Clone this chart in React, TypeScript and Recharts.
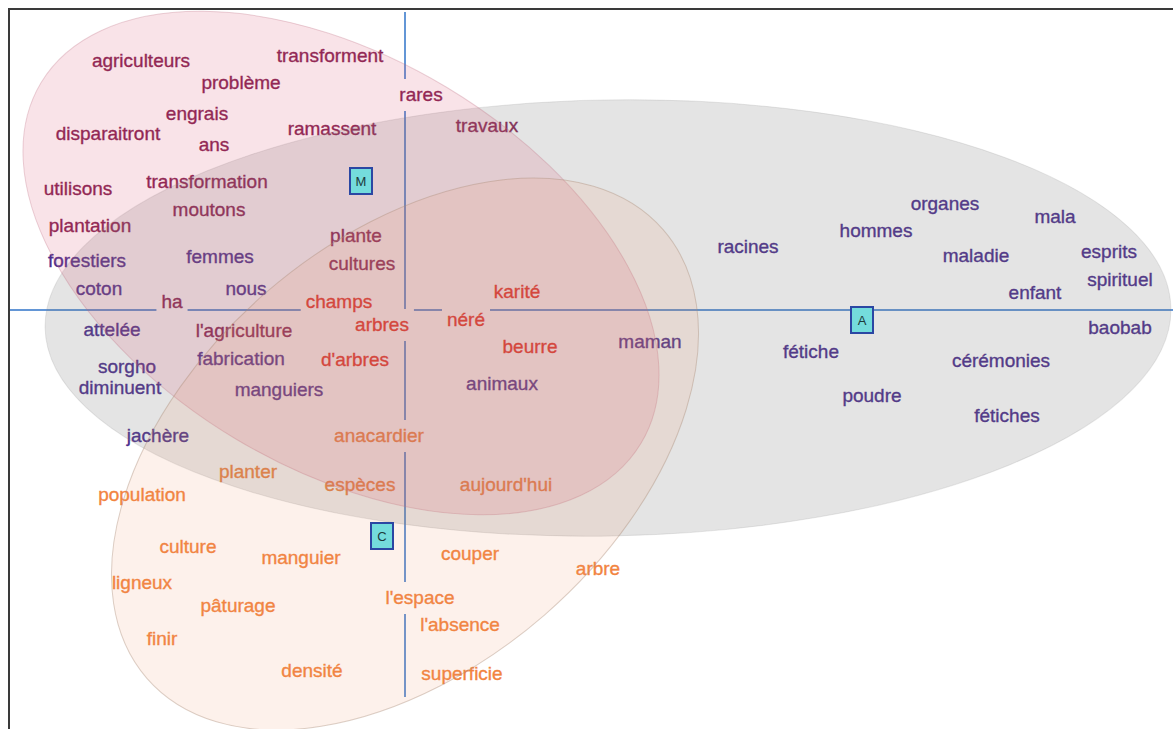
import React from "react";
import { ComposedChart, XAxis, YAxis, Line, Scatter } from "recharts";

// plan factoriel : axe 1 horizontal, axe 2 vertical
const W = 1163;
const H = 719;
const X_MIN = -3.95;
const X_MAX = 7.68;
const Y_MIN = -4.19;
const Y_MAX = 3.0;
const PX = W / (X_MAX - X_MIN);

// classe M
const motsM = ["agriculteurs", "transforment", "problème", "engrais", "disparaitront", "ans", "ramassent", "rares", "travaux", "utilisons", "transformation", "moutons", "plantation", "plante", "cultures", "ha", "l'agriculture"];
const xM = [-2.64, -0.75, -1.64, -2.08, -2.97, -1.91, -0.73, 0.16, 0.82, -3.27, -1.98, -1.96, -3.15, -0.49, -0.43, -2.33, -1.61];
const yM = [2.49, 2.54, 2.27, 1.96, 1.76, 1.65, 1.81, 2.15, 1.84, 1.21, 1.28, 1.0, 0.84, 0.74, 0.46, 0.08, -0.21];

// classe A
const motsA = ["forestiers", "femmes", "coton", "nous", "attelée", "fabrication", "sorgho", "diminuent", "manguiers", "jachère", "animaux", "maman", "racines", "fétiche", "organes", "mala", "hommes", "maladie", "esprits", "spirituel", "enfant", "baobab", "cérémonies", "poudre", "fétiches"];
const xA = [-3.18, -1.85, -3.06, -1.59, -2.93, -1.64, -2.78, -2.85, -1.26, -2.47, 0.97, 2.45, 3.43, 4.06, 5.4, 6.5, 4.71, 5.71, 7.04, 7.15, 6.3, 7.15, 5.96, 4.67, 6.02];
const yA = [0.49, 0.53, 0.21, 0.21, -0.2, -0.49, -0.57, -0.78, -0.8, -1.26, -0.74, -0.32, 0.63, -0.42, 1.06, 0.93, 0.79, 0.54, 0.58, 0.3, 0.17, -0.18, -0.51, -0.86, -1.06];

// mots communs
const motsMC = ["champs", "arbres", "d'arbres", "karité", "néré", "beurre"];
const xMC = [-0.66, -0.23, -0.5, 1.12, 0.61, 1.25];
const yMC = [0.08, -0.15, -0.5, 0.18, -0.1, -0.37];

// classe C
const motsC = ["anacardier", "planter", "espèces", "aujourd'hui", "population", "culture", "manguier", "couper", "arbre", "ligneux", "l'espace", "pâturage", "l'absence", "finir", "densité", "superficie"];
const xC = [-0.26, -1.57, -0.45, 1.01, -2.63, -2.17, -1.04, 0.65, 1.93, -2.63, 0.15, -1.67, 0.55, -2.43, -0.93, 0.57];
const yC = [-1.26, -1.62, -1.75, -1.75, -1.85, -2.37, -2.48, -2.44, -2.59, -2.73, -2.88, -2.96, -3.15, -3.29, -3.61, -3.64];

// centres de classes
const classes = ["M", "A", "C"];
const xClasses = [-0.44, 4.57, -0.23];
const yClasses = [1.29, -0.1, -2.26];

// ellipses : centre, demi-axes, angle (degrés)
const ellX = [2.03, -0.64, 0.0];
const ellY = [-0.08, 0.47, -1.44];
const ellA = [5.63, 3.5, 3.42];
const ellB = [2.18, 2.05, 2.13];
const ellAngle = [1, -31, 41];
const ellClasse = ["A", "M", "C"];

// axes
const axeH = [{ x: X_MIN, y: 0 }, { x: X_MAX, y: 0 }];
const axeV = [{ x: 0, y: 2.98 }, { x: 0, y: -3.87 }];

const textColors: Record<string, string> = {
  M: "#861e50",
  A: "#4a2c8c",
  MC: "#e62c1c",
  C: "#f2843f",
};
const ellStyle: Record<string, { fill: string; alpha: number; stroke: string }> = {
  A: { fill: "rgb(120,120,120)", alpha: 0.2, stroke: "rgba(140,140,140,0.2)" },
  M: { fill: "rgb(215,80,115)", alpha: 0.16, stroke: "rgba(190,110,130,0.3)" },
  C: { fill: "rgb(235,140,90)", alpha: 0.12, stroke: "rgba(170,140,120,0.4)" },
};

const FONT = "'Liberation Sans', Arial, sans-serif";
const FS = 19;

const pts = (mots: string[], xs: number[], ys: number[], classe: string) =>
  mots.map((mot, i) => ({ x: xs[i], y: ys[i], mot, classe }));

const mots = [
  ...pts(motsM, xM, yM, "M"),
  ...pts(motsA, xA, yA, "A"),
  ...pts(motsMC, xMC, yMC, "MC"),
  ...pts(motsC, xC, yC, "C"),
];
const centres = classes.map((c, i) => ({ x: xClasses[i], y: yClasses[i], classe: c }));
const ellipses = ellClasse.map((c, i) => ({
  x: ellX[i], y: ellY[i], a: ellA[i], b: ellB[i], angle: ellAngle[i], classe: c,
}));

let ctx: CanvasRenderingContext2D | null = null;
function measure(t: string): number {
  if (!ctx) ctx = document.createElement("canvas").getContext("2d");
  if (!ctx) return t.length * FS * 0.5;
  ctx.font = `${FS}px 'Liberation Sans'`;
  return ctx.measureText(t).width;
}

// fond blanc derrière chaque mot : coupe les axes comme dans l'original
const WordBg = (props: any) => {
  const { cx, cy, payload } = props;
  const w = measure(payload.mot) + 10;
  return <rect x={cx - w / 2} y={cy - 16} width={w} height={32} fill="#fff" />;
};

const WordText = (props: any) => {
  const { cx, cy, payload } = props;
  const c = textColors[payload.classe];
  return (
    <text
      x={cx}
      y={cy}
      dy="0.33em"
      textAnchor="middle"
      fontSize={FS}
      fontFamily={FONT}
      fill={c}
      stroke={c}
      strokeWidth={0.35}
    >
      {payload.mot}
    </text>
  );
};

const EllipseShape = (props: any) => {
  const { cx, cy, payload } = props;
  const s = ellStyle[payload.classe];
  return (
    <ellipse
      cx={cx}
      cy={cy}
      rx={payload.a * PX}
      ry={payload.b * PX}
      transform={`rotate(${-payload.angle} ${cx} ${cy})`}
      fill={s.fill}
      fillOpacity={s.alpha}
      stroke={s.stroke}
      strokeWidth={1}
    />
  );
};

const CentreShape = (props: any) => {
  const { cx, cy, payload } = props;
  return (
    <g>
      <rect x={cx - 11} y={cy - 13} width={22} height={26} fill="#74dcdc" stroke="#2b47a3" strokeWidth={2} />
      <text x={cx} y={cy} dy="0.35em" textAnchor="middle" fontSize={13} fontFamily={FONT} fill="#1d3a3a">
        {payload.classe}
      </text>
    </g>
  );
};

export default function App() {
  return (
    <div style={{ padding: "8px 0 0 8px" }}>
      <style>{"body{margin:0;overflow:hidden;background:#fff}"}</style>
      <div
        style={{
          width: W + 2,
          height: H + 2,
          borderLeft: "2px solid #3a3a3a",
          borderTop: "2px solid #3a3a3a",
          boxSizing: "border-box",
        }}
      >
        <ComposedChart width={W} height={H} margin={{ top: 0, right: 0, bottom: 0, left: 0 }}>
          <XAxis type="number" dataKey="x" domain={[X_MIN, X_MAX]} hide allowDataOverflow />
          <YAxis type="number" dataKey="y" domain={[Y_MIN, Y_MAX]} hide allowDataOverflow />
          <Line data={axeH} dataKey="y" stroke="#6396d6" strokeWidth={2} dot={false} isAnimationActive={false} />
          <Line data={axeV} dataKey="y" stroke="#6396d6" strokeWidth={2} dot={false} isAnimationActive={false} />
          <Scatter data={mots} shape={WordBg} isAnimationActive={false} />
          <Scatter data={mots} shape={WordText} isAnimationActive={false} />
          <Scatter data={ellipses} shape={EllipseShape} isAnimationActive={false} />
          <Scatter data={centres} shape={CentreShape} isAnimationActive={false} />
        </ComposedChart>
      </div>
    </div>
  );
}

::::::::::

◆ Aim ◆
Filter the data, keeping only the lines that contain "React".

◆ Expected answer ◆
Clone this chart in React, TypeScript and Recharts.
import React from "react";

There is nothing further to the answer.